I thought I’d let things fall where they needed to this past month or so. Heeding the advice of many that whilst things feel like they’re falling apart they’re not. They’re just falling into something different. And ain’t that the truth. Bugger is I was quite happy with the before. But growth is something I welcome and change something I’ve learnt to. And we do grow and even transform when we have huge obstacles to overcome. Into something new. But I just can’t quite settle into the new me yet so I’m still letting things fall in to place. Or further apart. And then hopefully back together again. All I do know is, I am not who I was. But dammit, this new me needs to get her shit together soon. I’m feeling far more vulnerable now than when I was kicking cancer’s ass. I was focussed. I was determined. I was a warrior. I had a purpose. I had an army. I was positive. I was not needy. I was not uncertain. I am not fearful, nor am I negative. And I am so very grateful. But just a little hesistant. A little uncomfortable. A little do I just carry on like nothing happened. Like everything is not different. Forever. Do I live every day like its my last. Do I bother. Do I doubt it all. Do I celebrate it all. Do I just be. Do I love the different me that looks back at me. Obviously I know the answers and hopefully I’ll do exactly that once things all fall into place. And they will. And then they won’t. But universe, no more growing needed. I’m all grown up now.

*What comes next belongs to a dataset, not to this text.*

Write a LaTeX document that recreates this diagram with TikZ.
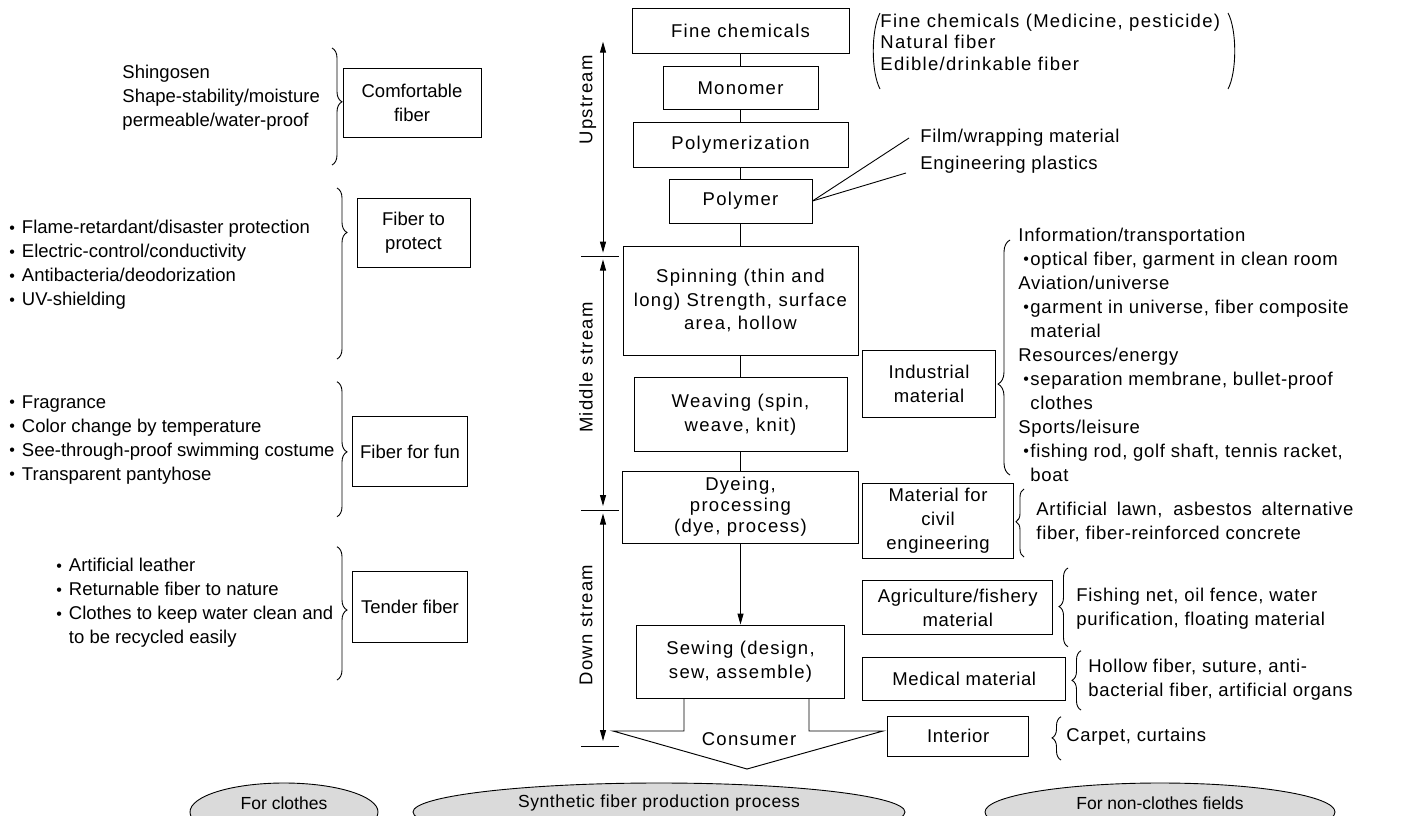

Thank you Lianne for making me appreciate your life, humanity and love. I’m not Production Value Partnerships – that’s my bossy business. It’s Adam, B’s friend in Sydney. Ask for my hugggggg from B. He’ll pass it on. That’s all for now otherwise I shall ramble about humility and life. All the things you speak so eloquently of. TTFN.
I figured it was you after chatting to B. So sorry I’ve been so remiss in reading comments. Thank you for being present. And i got my hug xx
From facebook
Lynn Loopuyt Barker ♡♡♡
Lianne Cawood ♡♡♡
Nadja O’Keeffe Sending you the BIGGEST of hugs and so much love – you Brave Warrior!
Susie Pitts Planning a big dose of the best medicine for you today Lianne, laughter. Xx
Jennifer Profrock You write so beautifully Lianne. With you ….. and sending you every ounce that i have to spare!
Lianne Cawood ❤
Shelley Hopkins ❣xxx
Jennifer Montgomery Spotts You just jump right off the page every time. And me with misty eyes. Hate to be so far away, but we are all there.❤
Lesley Oliver Loads of ❤ Li
Janine Daniels 😘😘😘
Leigh Thomas Just be-autifully said you..💞mwah 💞
Lianne Cawood 💋
Deborah MacCourt Roberts Loads ❤ Li 🙌😘
Lianne Cawood 😘😘
Anna Macklin You blow me away every time with your words…..so bloody honest and heart-felt and again you let us all have a sneak peek at your brilliant heart and mind. Love you LC 💗💗
Lianne Cawood Love you back Anna Mack. Such lovely words 😘
Louise Fletcher 💕
Shea Albert We wake up new every day. The person who looks back at us wasn’t there yesterday. One day wiser, one day different. With love compounded.
Lianne Cawood My wise and funny friend. Love and more love.
Alana Townsend Beautiful …. So beautiful
Cathy Raggett Just BE. That is enough for now xx
Chiquita King I was somewhat composed reading your truth until that last beautiful sentence. Now I’m all teary and not because I feel sad or because there is no hope or anything like that but simply because you don’t realise how much you inspire, how much you’re loved and how your purpose remains so unaffected and unchanged by cancer or anything else that may or may not be foreseen. You are a beacon of incredible light, always have been. Always will. In different forms and for a thousand different reasons. But that you will always be. I love you.